Do you have a theater date for this weekend? Just as “Gone Fishin’” signs start popping up in box office windows of DC’s bigger theater houses for the summer, audiences are queuing up for at least three different experimental festivals. What stroke of genius assembled this bill of fare? Is Source the appetizer whetting the community’s appetite for Fringe? Would you like some Hip-Hop on the side? Or do some folks fill up on Source and then take a doggy bag for Fringe? I see this as drama tapas, small helpings for everyone at the table to share (and to discuss on the Fringe and Purge blog).
While Fringe and Source are both experimental laboratories and incubators of new talent, they differ in that Fringe is uncurated, whereas Source hand-picks talent from around town to create new, exciting projects. For this final week, Source commissioned one-acts from standout playwrights behind last year’s 10-minute plays. OK, I’ll admit I went to see Group F last night because I’m a huge fan of HBO’s “The Wire” and I wanted to see Delaney Williams (the artist formerly known as Bill Delaney) in Her Love Was Vertigo.
Willams plays John Fox, an unapologetic womanizer living lay to lay, and (as if that weren’t bad enough) trading securities to manipulate markets as shamefully as he manipulates people. Actually, he’s a kind of likable guy. We meet Fox mid-hangover, as he charms a cuckolded would-be murderer (Daniel Eichner) into being his biographer. Enter two seductive women (Annie Grier and Kimberly Schraf), and cue the love triangle.
Playwright Estep Nagy has a knack for snappy repartee, but in this staged reading, actors, particularly Williams, struggled to deliver lines with consistent motivation, sometimes falling flat (maybe by their third try on Sunday they’ll learn the script). The act runs an hour and forty minutes; I’m no editor, but Fox’s paroxysms on economics didn’t do it for me. The plotting and sex, however, never got old.

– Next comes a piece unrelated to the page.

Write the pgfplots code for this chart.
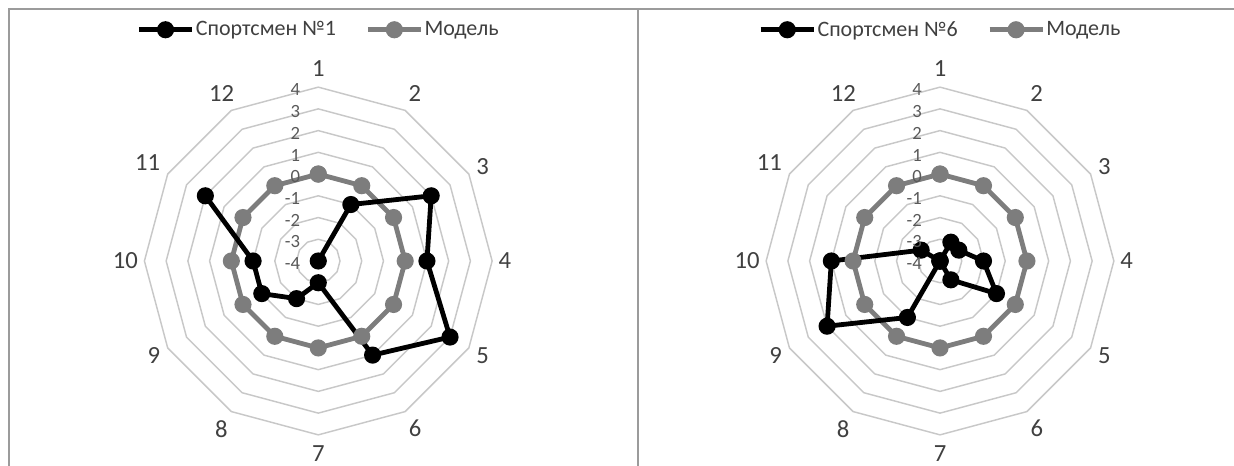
\documentclass[border=0pt]{standalone}
\usepackage{pgfplots}
\usepackage{pgfplotstable}
\pgfplotsset{compat=1.18}
\usepackage{fontspec}
\setmainfont{Carlito}
\definecolor{gridc}{RGB}{200,200,200}
\definecolor{modc}{RGB}{125,125,125}
\definecolor{framec}{RGB}{155,155,155}
\definecolor{tickc}{RGB}{89,89,89}
\definecolor{labc}{RGB}{64,64,64}

\pgfplotstableread{
ang v
90 -4
60 -1
30 2
0 1
-30 3
-60 1
-90 -3
-120 -2
-150 -1
180 -1
150 2
}\athA

\pgfplotstableread{
ang v
90 -4
60 -3
30 -3
0 -2
-30 -1
-60 -3
-90 -4
-120 -1
-150 2
180 1
150 -3
120 -4
90 -4
}\athB

\pgfplotstableread{
ang v
90 0
60 0
30 0
0 0
-30 0
-60 0
-90 0
-120 0
-150 0
180 0
150 0
120 0
90 0
}\model

\pgfplotsset{
 radar/.style={
   hide axis, clip=false,
   x=16.3pt, y=16.3pt,
   xmin=-8, xmax=8, ymin=-8, ymax=8,
   anchor=center,
   legend style={draw=none, fill=none, at={(0.5,1.165)}, anchor=center,
     legend columns=2, font=\fontsize{16.5}{19}\selectfont, text=labc,
     /tikz/every even column/.append style={column sep=21pt},
     inner sep=0pt, nodes={inner sep=1pt}},
   legend image code/.code={\draw[mark repeat=2,mark phase=2] plot coordinates {(0cm,0cm) (0.7cm,0cm) (1.4cm,0cm)};},
 },
 ath/.style={black, line width=3.6pt, mark=*, mark size=4.6pt, mark options={solid}},
 mod/.style={modc, line width=3.6pt, mark=*, mark size=4.6pt, mark options={solid}},
 ring/.style={gridc, line width=1.1pt, no marks, forget plot, data cs=polar},
}

\newcommand{\rings}{%
  \pgfplotsinvokeforeach{1,...,8}{%
    \addplot[ring] coordinates {(90,##1) (60,##1) (30,##1) (0,##1) (-30,##1) (-60,##1) (-90,##1) (-120,##1) (-150,##1) (180,##1) (150,##1) (120,##1) (90,##1)};
  }%
}

\newcommand{\radarlabels}{%
  \foreach \k in {1,...,12} {%
    \pgfmathsetmacro\a{90-30*(\k-1)}%
    \pgfmathtruncatemacro\b{mod(90-30*(\k-1)+180+720,360)}%
    \pgfmathsetmacro\R{0.75*(173.7+6.5+4*abs(sin(\a)))}%
    \node[font=\fontsize{18.5}{22}\selectfont, text=labc, inner sep=0pt, anchor=\b] at (\a:\R pt) {\k};
  }%
  \foreach \t in {-4,...,4} {%
    \pgfmathsetmacro\yy{0.75*((\t+4)*21.7-2.5)}%
    \node[font=\fontsize{14}{16}\selectfont, text=tickc, inner sep=0pt, anchor=east] at (-13.5pt,\yy pt) {\t};
  }%
}

\begin{document}
\begin{tikzpicture}
\useasboundingbox (0,0) rectangle (925.5pt,-349.5pt);
\draw[framec, line width=1.5pt] (6.75pt,-349.5pt) -- (6.75pt,-6.75pt) -- (925.5pt,-6.75pt);
\draw[framec, line width=1.5pt] (478.5pt,-6.75pt) -- (478.5pt,-349.5pt);

\begin{axis}[radar, at={(238.7pt,-195.75pt)}]
\rings
\addplot[mod, forget plot, data cs=polar] table[x=ang, y expr=\thisrow{v}+4] {\model};
\addplot[ath, forget plot, data cs=polar] table[x=ang, y expr=\thisrow{v}+4] {\athA};
\addlegendimage{ath}
\addlegendentry{Спортсмен №1}
\addlegendimage{mod}
\addlegendentry{Модель}
\end{axis}
\begin{scope}[shift={(238.7pt,-195.75pt)}]
\radarlabels
\end{scope}

\begin{axis}[radar, at={(705pt,-195.75pt)}]
\rings
\addplot[mod, forget plot, data cs=polar] table[x=ang, y expr=\thisrow{v}+4] {\model};
\addplot[ath, forget plot, data cs=polar] table[x=ang, y expr=\thisrow{v}+4] {\athB};
\addlegendimage{ath}
\addlegendentry{Спортсмен №6}
\addlegendimage{mod}
\addlegendentry{Модель}
\end{axis}
\begin{scope}[shift={(705pt,-195.75pt)}]
\radarlabels
\end{scope}
\end{tikzpicture}
\end{document}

By contrast, The Mating of Angela Weiss, by Renee Calarco, was about a lack of sex. Angela (Yasmin Tuazon) learns timing is everything as she tries to breed captive pandas (given their sex drive, it’s no wonder they’re almost extinct). As much as she wants a baby panda, her mother, who adopted Angela from China, wants to get pregnant. Poignant performances illustrate the parallels in their lives as the play seamlessly jumps to Angela’s childhood and back. Barbara Papendorp and Francisco Reinoso round out other characters (including the best pandas I’ve ever seen portrayed on stage). This endearing gem alone is worth the $18 admission.